Traffic pattern morning of January 25. Traffic looked like normal patterns.
Behind the scenes, each web server started seeing significant over-utilisation (requests per instance)
Meanwhile, databases seeing significant load (connections per database)
The root cause: Redis CPU started showing signs of over utilisation after 8:30 a.m., which in turn caused database and web server utilisation to hit an unsustainable peak (utilisation % of Redis)
By midday, we had provisioned a new version of Redis, effectively restarted all of our processes and systems, and by 2:30 p.m., Deputy was again accessible to our customers. However, the Redis risk remained, lurking - provisioning a new version was a patch fix. In fact, it came back in a smaller, more controlled way on a few other occasions through the next few weeks when our customers experienced short intervals of being unable to log into Deputy on 29 March, 2021.
What did this outage teach us?
Firstly, that we never wanted to put our customers through this situation again. Secondly, as our customer base had grown, we had reached natural limiting factors within our technology infrastructure. This growing pain had created a single failure point, resulting in outages for our valued customers, at a critical time when their employees were due to be paid.
During this incident, it was quickly made apparent to us that we needed to implement a more scalable solution to mitigate the chance of this occurring again. To share an analogy, we had 1 cash register for a very, very busy supermarket. Even as the supermarket got to peak capacity, we still had 1 cash register. With the new architecture in place, we have unlimited cash registers to serve our customers!
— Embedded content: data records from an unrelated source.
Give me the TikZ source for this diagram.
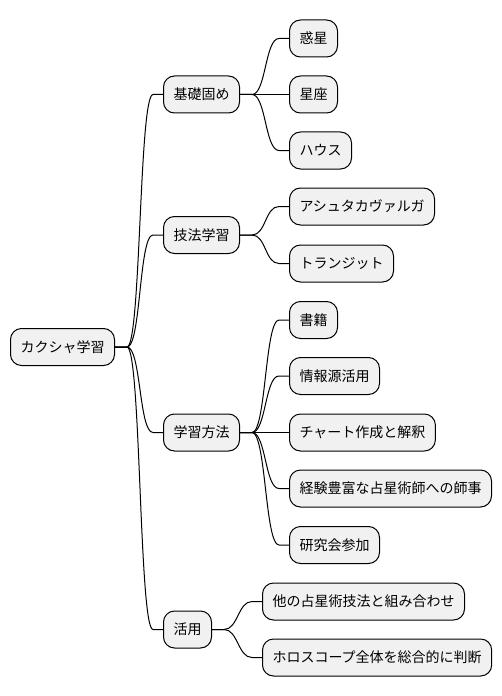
\documentclass[tikz,border=0pt]{standalone}
\usepackage{fontspec}
\setmainfont{Noto Sans CJK JP}
\usetikzlibrary{calc}
\definecolor{mmfill}{HTML}{F1F1F1}
\tikzset{
  mmnode/.style={draw=black, line width=1bp, fill=mmfill, rounded corners=11bp,
    minimum height=37bp, inner xsep=10bp, inner ysep=0pt,
    font=\fontsize{14bp}{16bp}\selectfont, anchor=west},
  mmlink/.style={line width=1bp, draw=black}
}
\newcommand\mmconnect[2]{\draw[mmlink] (#1.east) -- ++(12,0) .. controls +(14,0) and +(-14,0) .. ($(#2.west)+(-10,0)$) -- (#2.west);}
\begin{document}
\begin{tikzpicture}[x=1bp,y=-1bp]
\useasboundingbox (0,0) rectangle (502,696);
\node[mmnode] (root) at (10,347) {カクシャ学習};
\node[mmnode] (a1) at (163,94.5) {基礎固め};
\node[mmnode] (a2) at (163,235) {技法学習};
\node[mmnode] (a3) at (163,432.5) {学習方法};
\node[mmnode] (a4) at (163,629.5) {活用};
\node[mmnode] (b1) at (289,38.5) {惑星};
\node[mmnode] (b2) at (289,94.5) {星座};
\node[mmnode] (b3) at (289,150.5) {ハウス};
\node[mmnode] (b4) at (289,206.5) {アシュタカヴァルガ};
\node[mmnode] (b5) at (289,263.5) {トランジット};
\node[mmnode] (b6) at (289,320) {書籍};
\node[mmnode] (b7) at (289,376) {情報源活用};
\node[mmnode] (b8) at (289,432.5) {チャート作成と解釈};
\node[mmnode] (b9) at (289,488.5) {経験豊富な占星術師への師事};
\node[mmnode] (b10) at (289,545) {研究会参加};
\node[mmnode] (b11) at (262,601.5) {他の占星術技法と組み合わせ};
\node[mmnode] (b12) at (262,657.5) {ホロスコープ全体を総合的に判断};
\mmconnect{root}{a1}
\mmconnect{root}{a2}
\mmconnect{root}{a3}
\mmconnect{root}{a4}
\mmconnect{a1}{b1}
\mmconnect{a1}{b2}
\mmconnect{a1}{b3}
\mmconnect{a2}{b4}
\mmconnect{a2}{b5}
\mmconnect{a3}{b6}
\mmconnect{a3}{b7}
\mmconnect{a3}{b8}
\mmconnect{a3}{b9}
\mmconnect{a3}{b10}
\mmconnect{a4}{b11}
\mmconnect{a4}{b12}
\end{tikzpicture}
\end{document}
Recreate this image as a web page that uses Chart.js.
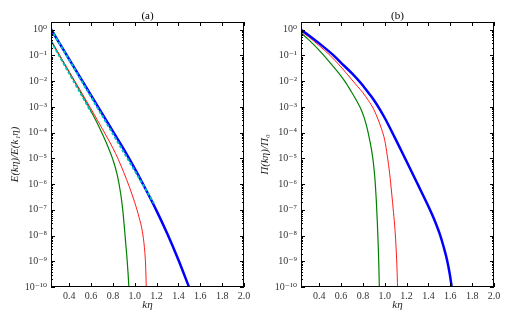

Our team went hard at work, consulting with our AWS enterprise architecture team, working nights and weekends, to develop a scalable, distributed Redis, with the mantra in mind that we did not want to let our customers down again.
With the new architecture in place, our infrastructure is now more trustworthy than ever. We now have 10 times the redis clusters to effectively spread and orchestrate workloads, and we continue to add new clusters as our customer base grows. In short, our infrastructure now reflects our requirements for today’s customers and future proofs us for our growth ambitions.
This incident was a key catalyst in doubling down on the journey we’ve been on to improve system resilience and systematically removing any single points of failure that may exist as our customer utilisation expands.
Following this outage, we have made the following investments in technology to ensure our customers receive the experience they expect from Deputy:
Redis has been reworked and re-architected
Increased Monitoring, alerts and logs have been introduced in the application
Circuit Breakers have been implemented to reduce likelihood of cascading failures
Elastic computing scaling rules have been adjusted to better handle scale up when required
Invested in and hired key engineering leadership, both in our new VP of Engineering and in the formation of a Site Reliability team
Thank you for choosing Deputy
We understand this was an upsetting outage for our customers, especially on a payroll day, before a public holiday. We responded quickly to correct the situation, and have systematically dealt with the root cause of the issue to ensure our customers are not impacted in this way again in the future.
Thank you for your patience and understanding. We do not take for granted the trust you have placed in Deputy. We will continue to be on a journey to make Deputy highly available and your trusted partner, while being open and transparent as we strive for continuous improvement.